Is the student saying she doesn't really buy into the whole paradigm of the field? That's a form of honesty hard to take from someone at a junior level. Even if she is right, she will be told she doesn't have the experience / evidence to make that case. It can seem immature until she can beat them at their own game.
There are lot of areas in management studies that relate directly to activism around issues of social justice, labour policy, environmentalism, business ethics, etc. Some people come to academic research after having been practitioners or activists and therefore with a great deal of "insider" knowledge. Unfortunately, that knowledge is, by the nature of the thing, also rather anecdotal. They came to academia (sometimes without having made this quite clear to themselves) to qualify their experience as proper knowledge.

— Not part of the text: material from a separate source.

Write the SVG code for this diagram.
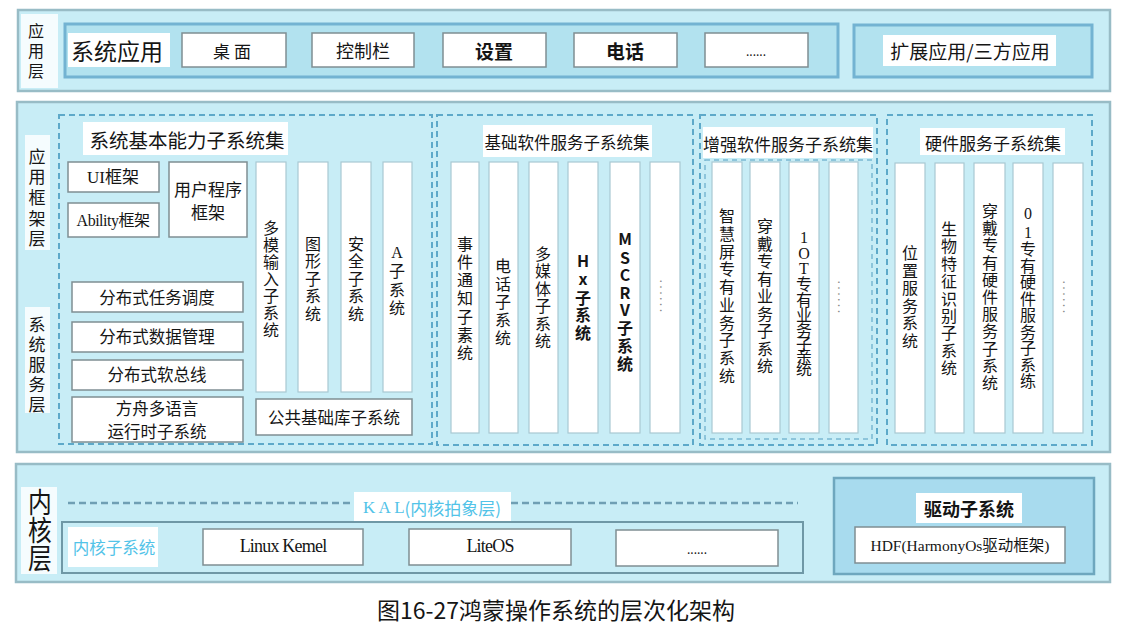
<svg xmlns="http://www.w3.org/2000/svg" width="1126" height="631" viewBox="0 0 1126 631">
<style>
.layer{fill:#c8edf6;stroke:#98bcc6;stroke-width:2.5}
.inner{fill:#b2e2ef;stroke:#73b3d2;stroke-width:3}
.box{fill:#ffffff;stroke:#7f8e93;stroke-width:1.5}
.bar{fill:#ffffff;stroke:#a9c9d2;stroke-width:1.2}
.wb{fill:#ffffff;stroke:none}
.lb{fill:#f5fcfe;stroke:none}
.dash{fill:none;stroke:#5ea9c9;stroke-width:2;stroke-dasharray:6 4}
.dash2{fill:none;stroke:#7ab8d2;stroke-width:1.5;stroke-dasharray:5 4}
.kal{fill:none;stroke:#6f9fb4;stroke-width:2.5;stroke-dasharray:7 4}
text{font-family:"Noto Sans CJK SC","Noto Sans",sans-serif;fill:#151515;dominant-baseline:central}
.c{text-anchor:middle}
.s{font-family:"Liberation Serif","Noto Sans CJK SC",serif}
.v{font-size:16px;text-anchor:middle}
.vb{font-size:16px;text-anchor:middle;font-weight:bold}
.dots{fill:#8a8a8a;font-size:12px;text-anchor:middle;writing-mode:tb;letter-spacing:2.5px}
.cy{fill:#52c3e8}
</style>

<g id="layer-app">
<rect class="layer" x="18" y="10" width="1092" height="81"/>
<rect class="lb" x="21" y="14" width="37" height="74"/>
<text class="c" x="36" y="30" font-size="16">应</text>
<text class="c" x="36" y="50" font-size="16">用</text>
<text class="c" x="36" y="70" font-size="16">层</text>
</g>

<g id="system-apps">
<rect class="inner" x="65" y="24" width="773" height="53"/>
<rect class="wb" x="68" y="33" width="102" height="34"/>
<text class="c" x="117" y="50" font-size="23">系统应用</text>
</g>
<g id="app-desktop"><rect class="box" x="182" y="33" width="104" height="34"/><text class="c" x="234" y="50" font-size="17" letter-spacing="4">桌面</text></g>
<g id="app-control"><rect class="box" x="312" y="33" width="102" height="34"/><text class="c" x="363" y="50" font-size="18">控制栏</text></g>
<g id="app-settings"><rect class="box" x="443" y="33" width="103" height="34"/><text class="c" x="494" y="50" font-size="19" font-weight="bold">设置</text></g>
<g id="app-phone"><rect class="box" x="574" y="33" width="103" height="34"/><text class="c" x="625" y="50" font-size="19" font-weight="bold">电话</text></g>
<g id="app-more"><rect class="box" x="705" y="33" width="103" height="34"/><text class="c" x="756" y="50" font-size="12" fill="#888">......</text></g>
<g id="app-ext">
<rect class="inner" x="854" y="25" width="238" height="52"/>
<rect class="wb" x="883" y="35" width="173" height="31"/>
<text class="c" x="970" y="50" font-size="19">扩展应用/三方应用</text>
</g>

<g id="layer-framework-service">
<rect class="layer" x="17" y="102" width="1093" height="350"/>
<rect class="lb" x="25" y="135" width="25" height="115"/>
<text class="c" x="37" y="155" font-size="17">应</text>
<text class="c" x="37" y="175" font-size="17">用</text>
<text class="c" x="37" y="196" font-size="17">框</text>
<text class="c" x="37" y="217" font-size="17">架</text>
<text class="c" x="37" y="237" font-size="17">层</text>
<rect class="lb" x="25" y="307" width="25" height="106"/>
<text class="c" x="37" y="323" font-size="17">系</text>
<text class="c" x="37" y="343" font-size="17">统</text>
<text class="c" x="37" y="363" font-size="17">服</text>
<text class="c" x="37" y="383" font-size="17">务</text>
<text class="c" x="37" y="403" font-size="17">层</text>
</g>

<g id="set-basic">
<rect class="dash" x="59" y="115" width="373" height="329"/>
<rect class="wb" x="83" y="122" width="205" height="33"/>
<text class="c" x="187" y="139" font-size="19.5">系统基本能力子系统集</text>
</g>
<g id="ui-framework"><rect class="box" x="68" y="162" width="91" height="30"/><text class="c s" x="113" y="177" font-size="17">UI框架</text></g>
<g id="ability-framework"><rect class="box" x="68" y="203" width="91" height="34"/><text class="c s" x="113" y="220" font-size="16" letter-spacing="-0.5">Ability框架</text></g>
<g id="user-framework"><rect class="box" x="169" y="162" width="78" height="75"/><text class="c" x="208" y="188" font-size="17">用户程序</text><text class="c" x="208" y="211" font-size="17">框架</text></g>
<g id="dist-task"><rect class="box" x="72" y="282" width="171" height="30"/><text class="c" x="157" y="297" font-size="16.5">分布式任务调度</text></g>
<g id="dist-data"><rect class="box" x="72" y="322" width="171" height="30"/><text class="c" x="157" y="336" font-size="16.5">分布式数据管理</text></g>
<g id="dist-bus"><rect class="box" x="72" y="360" width="171" height="30"/><text class="c" x="157" y="374" font-size="16.5">分布式软总线</text></g>
<g id="ark-runtime"><rect class="box" x="72" y="397" width="171" height="45"/><text class="c" x="157" y="408" font-size="16.5">方舟多语言</text><text class="c" x="157" y="431" font-size="16.5">运行时子系统</text></g>
<g id="common-lib"><rect class="box" x="256" y="399" width="156" height="36"/><text class="c" x="334" y="417" font-size="16.5">公共基础库子系统</text></g>
<g id="multimodal-input"><rect class="bar" x="256" y="162" width="30" height="230"/>
<text class="v" x="271"><tspan x="271" y="227">多</tspan><tspan x="271" y="244">模</tspan><tspan x="271" y="261">输</tspan><tspan x="271" y="278">入</tspan><tspan x="271" y="295">子</tspan><tspan x="271" y="312">系</tspan><tspan x="271" y="329">统</tspan></text></g>
<g id="graphics"><rect class="bar" x="298" y="162" width="30" height="230"/>
<text class="v" x="313"><tspan x="313" y="243">图</tspan><tspan x="313" y="260">形</tspan><tspan x="313" y="278">子</tspan><tspan x="313" y="295">系</tspan><tspan x="313" y="313">统</tspan></text></g>
<g id="security"><rect class="bar" x="341" y="162" width="30" height="230"/>
<text class="v" x="356"><tspan x="356" y="243">安</tspan><tspan x="356" y="260">全</tspan><tspan x="356" y="278">子</tspan><tspan x="356" y="295">系</tspan><tspan x="356" y="313">统</tspan></text></g>
<g id="a-subsystem"><rect class="bar" x="383" y="162" width="29" height="230"/>
<text class="v" x="397"><tspan x="397" y="252" class="s">A</tspan><tspan x="397" y="270">子</tspan><tspan x="397" y="289">系</tspan><tspan x="397" y="307">统</tspan></text></g>

<g id="set-software">
<rect class="dash" x="437" y="115" width="256" height="330"/>
<rect class="wb" x="483" y="125" width="169" height="32"/>
<text class="c" x="567" y="142" font-size="16.5">基础软件服务子系统集</text>
</g>
<g id="event-notify"><rect class="bar" x="451" y="162" width="28" height="271"/>
<text class="v" x="465"><tspan x="465" y="243">事</tspan><tspan x="465" y="261">件</tspan><tspan x="465" y="279">通</tspan><tspan x="465" y="297">知</tspan><tspan x="465" y="316">子</tspan><tspan x="465" y="334">素</tspan><tspan x="465" y="352">统</tspan></text></g>
<g id="telephony"><rect class="bar" x="489" y="162" width="29" height="271"/>
<text class="v" x="503"><tspan x="503" y="265">电</tspan><tspan x="503" y="283">话</tspan><tspan x="503" y="301">子</tspan><tspan x="503" y="319">系</tspan><tspan x="503" y="337">统</tspan></text></g>
<g id="multimedia"><rect class="bar" x="529" y="162" width="29" height="271"/>
<text class="v" x="543"><tspan x="543" y="253">多</tspan><tspan x="543" y="270">媒</tspan><tspan x="543" y="288">体</tspan><tspan x="543" y="305">子</tspan><tspan x="543" y="323">系</tspan><tspan x="543" y="340">统</tspan></text></g>
<g id="hx"><rect class="bar" x="568" y="162" width="30" height="271"/>
<text class="vb" x="583"><tspan x="583" y="260">H</tspan><tspan x="583" y="278">x</tspan><tspan x="583" y="297">子</tspan><tspan x="583" y="314">系</tspan><tspan x="583" y="332">统</tspan></text></g>
<g id="mscrv"><rect class="bar" x="610" y="162" width="30" height="271"/>
<text class="vb" x="625"><tspan x="625" y="238">M</tspan><tspan x="625" y="257">S</tspan><tspan x="625" y="274">C</tspan><tspan x="625" y="292">R</tspan><tspan x="625" y="309">V</tspan><tspan x="625" y="327">子</tspan><tspan x="625" y="345">系</tspan><tspan x="625" y="363">统</tspan></text></g>
<g id="sw-more"><rect class="bar" x="650" y="162" width="30" height="271"/>
<text class="dots" x="665" y="297">......</text></g>

<g id="set-enhanced">
<rect class="dash" x="700" y="115" width="177" height="330"/>
<rect class="dash2" x="705" y="160" width="167" height="279"/>
<rect class="wb" x="703" y="127" width="170" height="31"/>
<text class="c" x="788" y="143" font-size="17">增强软件服务子系统集</text>
</g>
<g id="smart-screen"><rect class="bar" x="712" y="162" width="30" height="271"/>
<text class="v" x="727"><tspan x="727" y="215">智</tspan><tspan x="727" y="233">慧</tspan><tspan x="727" y="251">屏</tspan><tspan x="727" y="268">专</tspan><tspan x="727" y="286">有</tspan><tspan x="727" y="304">业</tspan><tspan x="727" y="322">务</tspan><tspan x="727" y="339">子</tspan><tspan x="727" y="357">系</tspan><tspan x="727" y="375">统</tspan></text></g>
<g id="wearable-sw"><rect class="bar" x="750" y="162" width="30" height="271"/>
<text class="v" x="765"><tspan x="765" y="225">穿</tspan><tspan x="765" y="243">戴</tspan><tspan x="765" y="260">专</tspan><tspan x="765" y="278">有</tspan><tspan x="765" y="295">业</tspan><tspan x="765" y="313">务</tspan><tspan x="765" y="330">子</tspan><tspan x="765" y="348">系</tspan><tspan x="765" y="365">统</tspan></text></g>
<g id="iot-sw"><rect class="bar" x="789" y="162" width="30" height="271"/>
<text class="v" x="804"><tspan x="804" y="237" class="s">1</tspan><tspan x="804" y="253" class="s">O</tspan><tspan x="804" y="268" class="s">T</tspan><tspan x="804" y="283">专</tspan><tspan x="804" y="299">有</tspan><tspan x="804" y="314">业</tspan><tspan x="804" y="329">务</tspan><tspan x="804" y="343">子</tspan><tspan x="804" y="355">亲</tspan><tspan x="804" y="368">统</tspan></text></g>
<g id="enh-more"><rect class="bar" x="829" y="162" width="29" height="271"/>
<text class="dots" x="843" y="298">......</text></g>

<g id="set-hardware">
<rect class="dash" x="887" y="115" width="205" height="330"/>
<rect class="wb" x="920" y="128" width="145" height="27"/>
<text class="c" x="993" y="142" font-size="17">硬件服务子系统集</text>
</g>
<g id="location"><rect class="bar" x="895" y="163" width="30" height="270"/>
<text class="v" x="910"><tspan x="910" y="252">位</tspan><tspan x="910" y="270">置</tspan><tspan x="910" y="287">服</tspan><tspan x="910" y="305">务</tspan><tspan x="910" y="322">系</tspan><tspan x="910" y="340">统</tspan></text></g>
<g id="biometric"><rect class="bar" x="935" y="163" width="29" height="270"/>
<text class="v" x="949"><tspan x="949" y="228">生</tspan><tspan x="949" y="245">物</tspan><tspan x="949" y="263">特</tspan><tspan x="949" y="280">征</tspan><tspan x="949" y="298">识</tspan><tspan x="949" y="315">别</tspan><tspan x="949" y="332">子</tspan><tspan x="949" y="350">系</tspan><tspan x="949" y="367">统</tspan></text></g>
<g id="wearable-hw"><rect class="bar" x="974" y="163" width="31" height="270"/>
<text class="v" x="990"><tspan x="990" y="210">穿</tspan><tspan x="990" y="227">戴</tspan><tspan x="990" y="244">专</tspan><tspan x="990" y="262">有</tspan><tspan x="990" y="279">硬</tspan><tspan x="990" y="296">件</tspan><tspan x="990" y="313">服</tspan><tspan x="990" y="330">务</tspan><tspan x="990" y="348">子</tspan><tspan x="990" y="365">系</tspan><tspan x="990" y="382">统</tspan></text></g>
<g id="o1-hw"><rect class="bar" x="1013" y="163" width="30" height="270"/>
<text class="v" x="1028"><tspan x="1028" y="213" class="s">0</tspan><tspan x="1028" y="232" class="s">1</tspan><tspan x="1028" y="248">专</tspan><tspan x="1028" y="265">有</tspan><tspan x="1028" y="281">硬</tspan><tspan x="1028" y="298">件</tspan><tspan x="1028" y="314">服</tspan><tspan x="1028" y="331">务</tspan><tspan x="1028" y="347">子</tspan><tspan x="1028" y="364">系</tspan><tspan x="1028" y="380">练</tspan></text></g>
<g id="hw-more"><rect class="bar" x="1053" y="163" width="30" height="270"/>
<text class="dots" x="1068" y="298">......</text></g>

<g id="layer-kernel">
<rect class="layer" x="16" y="464" width="1094" height="118"/>
<rect class="lb" x="21" y="487" width="36" height="87"/>
<g transform="translate(40 0) scale(0.85 1)">
<text class="c" x="0" y="501" font-size="28">内</text>
<text class="c" x="0" y="529" font-size="28">核</text>
<text class="c" x="0" y="557" font-size="28">层</text>
</g>
</g>
<g id="connectors">
<line class="kal" x1="68" y1="503" x2="354" y2="503"/>
<line class="kal" x1="511" y1="503" x2="798" y2="503"/>
</g>
<g id="kal">
<rect class="wb" x="354" y="492" width="157" height="30"/>
<text class="c cy" x="432" y="507" font-size="17"><tspan class="s">K A L</tspan>(内核拍象层)</text>
</g>
<g id="kernel-subsystem">
<rect fill="none" stroke="#6f98a6" stroke-width="2" x="62" y="522" width="741" height="51"/>
<rect class="wb" x="68" y="527" width="90" height="40"/>
<text class="c cy" x="114" y="547" font-size="16.5">内核子系统</text>
</g>
<g id="linux-kernel"><rect class="box" x="203" y="529" width="160" height="36"/><text class="c s" x="283" y="546" font-size="18" letter-spacing="-0.8">Linux Kemel</text></g>
<g id="liteos"><rect class="box" x="409" y="529" width="162" height="36"/><text class="c s" x="490" y="546" font-size="18" letter-spacing="-0.8">LiteOS</text></g>
<g id="kernel-more"><rect class="box" x="616" y="530" width="162" height="36"/><text class="c" x="697" y="548" font-size="12" fill="#888">......</text></g>
<g id="driver-subsystem">
<rect fill="#a8dbee" stroke="#6ea7be" stroke-width="2.5" x="834" y="478" width="260" height="96"/>
<rect class="wb" x="916" y="493" width="106" height="30"/>
<text class="c" x="969" y="508" font-size="18" font-weight="bold">驱动子系统</text>
</g>
<g id="hdf"><rect class="box" x="855" y="527" width="210" height="36"/><text class="c s" x="960" y="545" font-size="15.5">HDF(HarmonyOs驱动框架)</text></g>

<text class="c" x="556" y="609" font-size="23">图16-27鸿蒙操作系统的层次化架构</text>
</svg>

So they have to learn the difference between their own certainty about something and the means by which what they "know" can be demonstrated to their peers in scholarship. In this conversation with the student, I had already explained that she should decide what contribution she wants to make to her "cause". Does she want to expose the immediate scandal (which is not really an "academic" pursuit)? Or does she want to document, at a deeper level, the underlying forces that impede progress for her brothers and sisters "in arms"?
As to "indoctrination", I think it is important to distinguish between your own beliefs and the reigning orthodoxy. In literary studies, I imagine, there is a difference between the poems you "like" and the poems that are "important". Even if you want to promote your own tastes, you have to do it with an awareness (and appreciation) of dominant tastes. That's the only way to bring about an effective corrective.